-- Start DATA TO USE --

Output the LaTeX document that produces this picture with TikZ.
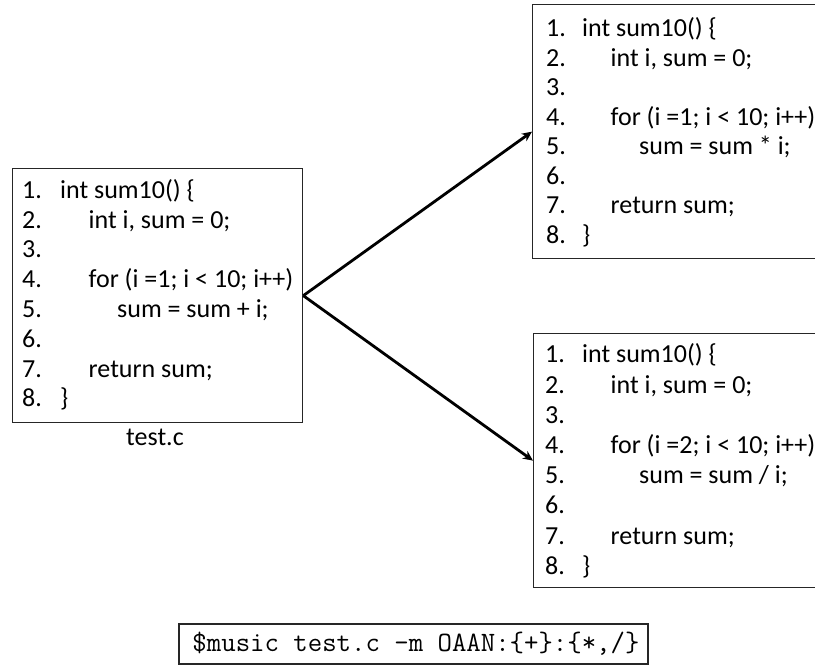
\documentclass[tikz,border=0pt]{standalone}
\usepackage{fontspec}
\setmainfont{Carlito}
\usetikzlibrary{arrows.meta}
\begin{document}
\begin{tikzpicture}[x=1pt,y=-1pt,
  codebox/.style={draw=black!85, line width=1.3pt, anchor=north west, minimum width=290pt, minimum height=254pt, inner sep=0pt},
  codeline/.style={anchor=base west, inner sep=0pt, font=\fontsize{26}{30}\selectfont},
  conn/.style={line width=2.8pt, -{Stealth[length=10pt,width=9pt]}}]
\clip (0,0) rectangle (815,668);
\fill[white] (0,0) rectangle (815,668);
% boxes
\node[codebox] (L) at (12,168) {};
\node[codebox] (TR) at (532,4) {};
\node[codebox] (BR) at (533,333) {};
% left code
\foreach \ind/\t [count=\i] in {0/{int sum10() \{}, 1/{int i, sum = 0;}, 0/{}, 1/{for (i =1; i < 10; i++)}, 2/{sum = sum + i;}, 0/{}, 1/{return sum;}, 0/{\}}}{
  \node[codeline] (Ln\i) at (22,{198.3+29.8*(\i-1)}) {\i.};
  \node[codeline] (Lt\i) at ({60+28.5*\ind},{198.3+29.8*(\i-1)}) {\t};
}
% top right code
\foreach \ind/\t [count=\i] in {0/{int sum10() \{}, 1/{int i, sum = 0;}, 0/{}, 1/{for (i =1; i < 10; i++)}, 2/{sum = sum * i;}, 0/{}, 1/{return sum;}, 0/{\}}}{
  \node[codeline] (Tn\i) at (546,{37+29.5*(\i-1)}) {\i.};
  \node[codeline] (Tt\i) at ({582+28.5*\ind},{37+29.5*(\i-1)}) {\t};
}
% bottom right code
\foreach \ind/\t [count=\i] in {0/{int sum10() \{}, 1/{int i, sum = 0;}, 0/{}, 1/{for (i =2; i < 10; i++)}, 2/{sum = sum / i;}, 0/{}, 1/{return sum;}, 0/{\}}}{
  \node[codeline] (Bn\i) at (545,{363+30.2*(\i-1)}) {\i.};
  \node[codeline] (Bt\i) at ({582+28.5*\ind},{363+30.2*(\i-1)}) {\t};
}
\node[anchor=base, inner sep=0pt, font=\fontsize{26}{30}\selectfont] (lbl) at (155,446) {test.c};
% connectors
\draw[conn] (L.east) -- (TR.west);
\draw[conn] (L.east) -- (BR.west);
% command
\node[draw=black!85, line width=1.3pt, minimum width=469pt, minimum height=40pt, inner sep=0pt] (cmd) at (413.5,644) {};
\node[inner sep=0pt, font=\ttfamily\fontsize{28}{30}\selectfont] (cmdt) at (416,644) {\$music test.c –m OAAN:\{+\}:\{*,/\}};
\end{tikzpicture}
\end{document}
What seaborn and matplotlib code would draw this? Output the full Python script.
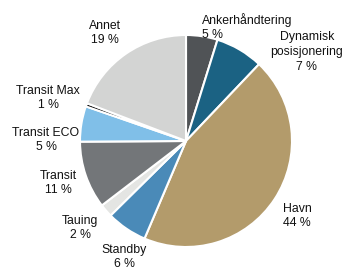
import matplotlib
matplotlib.use('Agg')
import matplotlib.pyplot as plt
import seaborn as sns

# Data
segments = ['Ankerhåndtering', 'Dynamisk\nposisjonering', 'Havn', 'Standby', 'Tauing',
            'Transit', 'Transit ECO', 'Transit Max', 'Annet']
shares = [4.8, 7.3, 44.3, 6.2, 2.0, 10.3, 5.4, 0.5, 19.2]
pct_labels = ['5 %', '7 %', '44 %', '6 %', '2 %', '11 %', '5 %', '1 %', '19 %']
colors = ['#505356', '#1b6283', '#b39b6b', '#4a8ab8', '#e4e5e3',
          '#737679', '#80bfe8', '#111111', '#d3d4d3']

sns.set_style('white')
plt.rcParams['font.family'] = ['Liberation Sans', 'DejaVu Sans']

W, H = 344, 273
fig = plt.figure(figsize=(W / 100, H / 100), dpi=100)
ax = fig.add_axes([0, 0, 1, 1])

cx, cy, r = 186, H - 141, 106
ax.pie(shares, colors=colors, startangle=90, counterclock=False,
       center=(cx, cy), radius=r, frame=True,
       wedgeprops=dict(edgecolor='white', linewidth=1.5))

# label anchor points (pixel coords, top-left origin)
label_pos = [(202, 27, 'left'), (307, 52, 'center'), (297, 216, 'center'),
             (124, 257, 'center'), (80, 228, 'center'), (58, 183, 'center'),
             (46, 140, 'center'), (48, 98, 'center'), (105, 33, 'center')]
for name, pct, (px, py, ha) in zip(segments, pct_labels, label_pos):
    ax.text(px, H - py, f'{name}\n{pct}', ha=ha, va='center', fontsize=8.8,
            color='#111111', linespacing=1.3)

ax.set_xlim(0, W)
ax.set_ylim(0, H)
ax.set_aspect('equal')
ax.axis('off')
fig.savefig('out.png', dpi=100)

-- End DATA TO USE --

→ WHAT IS NEEDED:
With the pictures left out, transcribe the material exactly.

→ RESULT OF THE EXERCISE:
Output the LaTeX document that produces this picture with TikZ.
\documentclass[tikz,border=0pt]{standalone}
\usepackage{fontspec}
\setmainfont{Carlito}
\usetikzlibrary{arrows.meta}
\begin{document}
\begin{tikzpicture}[x=1pt,y=-1pt,
  codebox/.style={draw=black!85, line width=1.3pt, anchor=north west, minimum width=290pt, minimum height=254pt, inner sep=0pt},
  codeline/.style={anchor=base west, inner sep=0pt, font=\fontsize{26}{30}\selectfont},
  conn/.style={line width=2.8pt, -{Stealth[length=10pt,width=9pt]}}]
\clip (0,0) rectangle (815,668);
\fill[white] (0,0) rectangle (815,668);
% boxes
\node[codebox] (L) at (12,168) {};
\node[codebox] (TR) at (532,4) {};
\node[codebox] (BR) at (533,333) {};
% left code
\foreach \ind/\t [count=\i] in {0/{int sum10() \{}, 1/{int i, sum = 0;}, 0/{}, 1/{for (i =1; i < 10; i++)}, 2/{sum = sum + i;}, 0/{}, 1/{return sum;}, 0/{\}}}{
  \node[codeline] (Ln\i) at (22,{198.3+29.8*(\i-1)}) {\i.};
  \node[codeline] (Lt\i) at ({60+28.5*\ind},{198.3+29.8*(\i-1)}) {\t};
}
% top right code
\foreach \ind/\t [count=\i] in {0/{int sum10() \{}, 1/{int i, sum = 0;}, 0/{}, 1/{for (i =1; i < 10; i++)}, 2/{sum = sum * i;}, 0/{}, 1/{return sum;}, 0/{\}}}{
  \node[codeline] (Tn\i) at (546,{37+29.5*(\i-1)}) {\i.};
  \node[codeline] (Tt\i) at ({582+28.5*\ind},{37+29.5*(\i-1)}) {\t};
}
% bottom right code
\foreach \ind/\t [count=\i] in {0/{int sum10() \{}, 1/{int i, sum = 0;}, 0/{}, 1/{for (i =2; i < 10; i++)}, 2/{sum = sum / i;}, 0/{}, 1/{return sum;}, 0/{\}}}{
  \node[codeline] (Bn\i) at (545,{363+30.2*(\i-1)}) {\i.};
  \node[codeline] (Bt\i) at ({582+28.5*\ind},{363+30.2*(\i-1)}) {\t};
}
\node[anchor=base, inner sep=0pt, font=\fontsize{26}{30}\selectfont] (lbl) at (155,446) {test.c};
% connectors
\draw[conn] (L.east) -- (TR.west);
\draw[conn] (L.east) -- (BR.west);
% command
\node[draw=black!85, line width=1.3pt, minimum width=469pt, minimum height=40pt, inner sep=0pt] (cmd) at (413.5,644) {};
\node[inner sep=0pt, font=\ttfamily\fontsize{28}{30}\selectfont] (cmdt) at (416,644) {\$music test.c –m OAAN:\{+\}:\{*,/\}};
\end{tikzpicture}
\end{document}
What seaborn and matplotlib code would draw this? Output the full Python script.
import matplotlib
matplotlib.use('Agg')
import matplotlib.pyplot as plt
import seaborn as sns

# Data
segments = ['Ankerhåndtering', 'Dynamisk\nposisjonering', 'Havn', 'Standby', 'Tauing',
            'Transit', 'Transit ECO', 'Transit Max', 'Annet']
shares = [4.8, 7.3, 44.3, 6.2, 2.0, 10.3, 5.4, 0.5, 19.2]
pct_labels = ['5 %', '7 %', '44 %', '6 %', '2 %', '11 %', '5 %', '1 %', '19 %']
colors = ['#505356', '#1b6283', '#b39b6b', '#4a8ab8', '#e4e5e3',
          '#737679', '#80bfe8', '#111111', '#d3d4d3']

sns.set_style('white')
plt.rcParams['font.family'] = ['Liberation Sans', 'DejaVu Sans']

W, H = 344, 273
fig = plt.figure(figsize=(W / 100, H / 100), dpi=100)
ax = fig.add_axes([0, 0, 1, 1])

cx, cy, r = 186, H - 141, 106
ax.pie(shares, colors=colors, startangle=90, counterclock=False,
       center=(cx, cy), radius=r, frame=True,
       wedgeprops=dict(edgecolor='white', linewidth=1.5))

# label anchor points (pixel coords, top-left origin)
label_pos = [(202, 27, 'left'), (307, 52, 'center'), (297, 216, 'center'),
             (124, 257, 'center'), (80, 228, 'center'), (58, 183, 'center'),
             (46, 140, 'center'), (48, 98, 'center'), (105, 33, 'center')]
for name, pct, (px, py, ha) in zip(segments, pct_labels, label_pos):
    ax.text(px, H - py, f'{name}\n{pct}', ha=ha, va='center', fontsize=8.8,
            color='#111111', linespacing=1.3)

ax.set_xlim(0, W)
ax.set_ylim(0, H)
ax.set_aspect('equal')
ax.axis('off')
fig.savefig('out.png', dpi=100)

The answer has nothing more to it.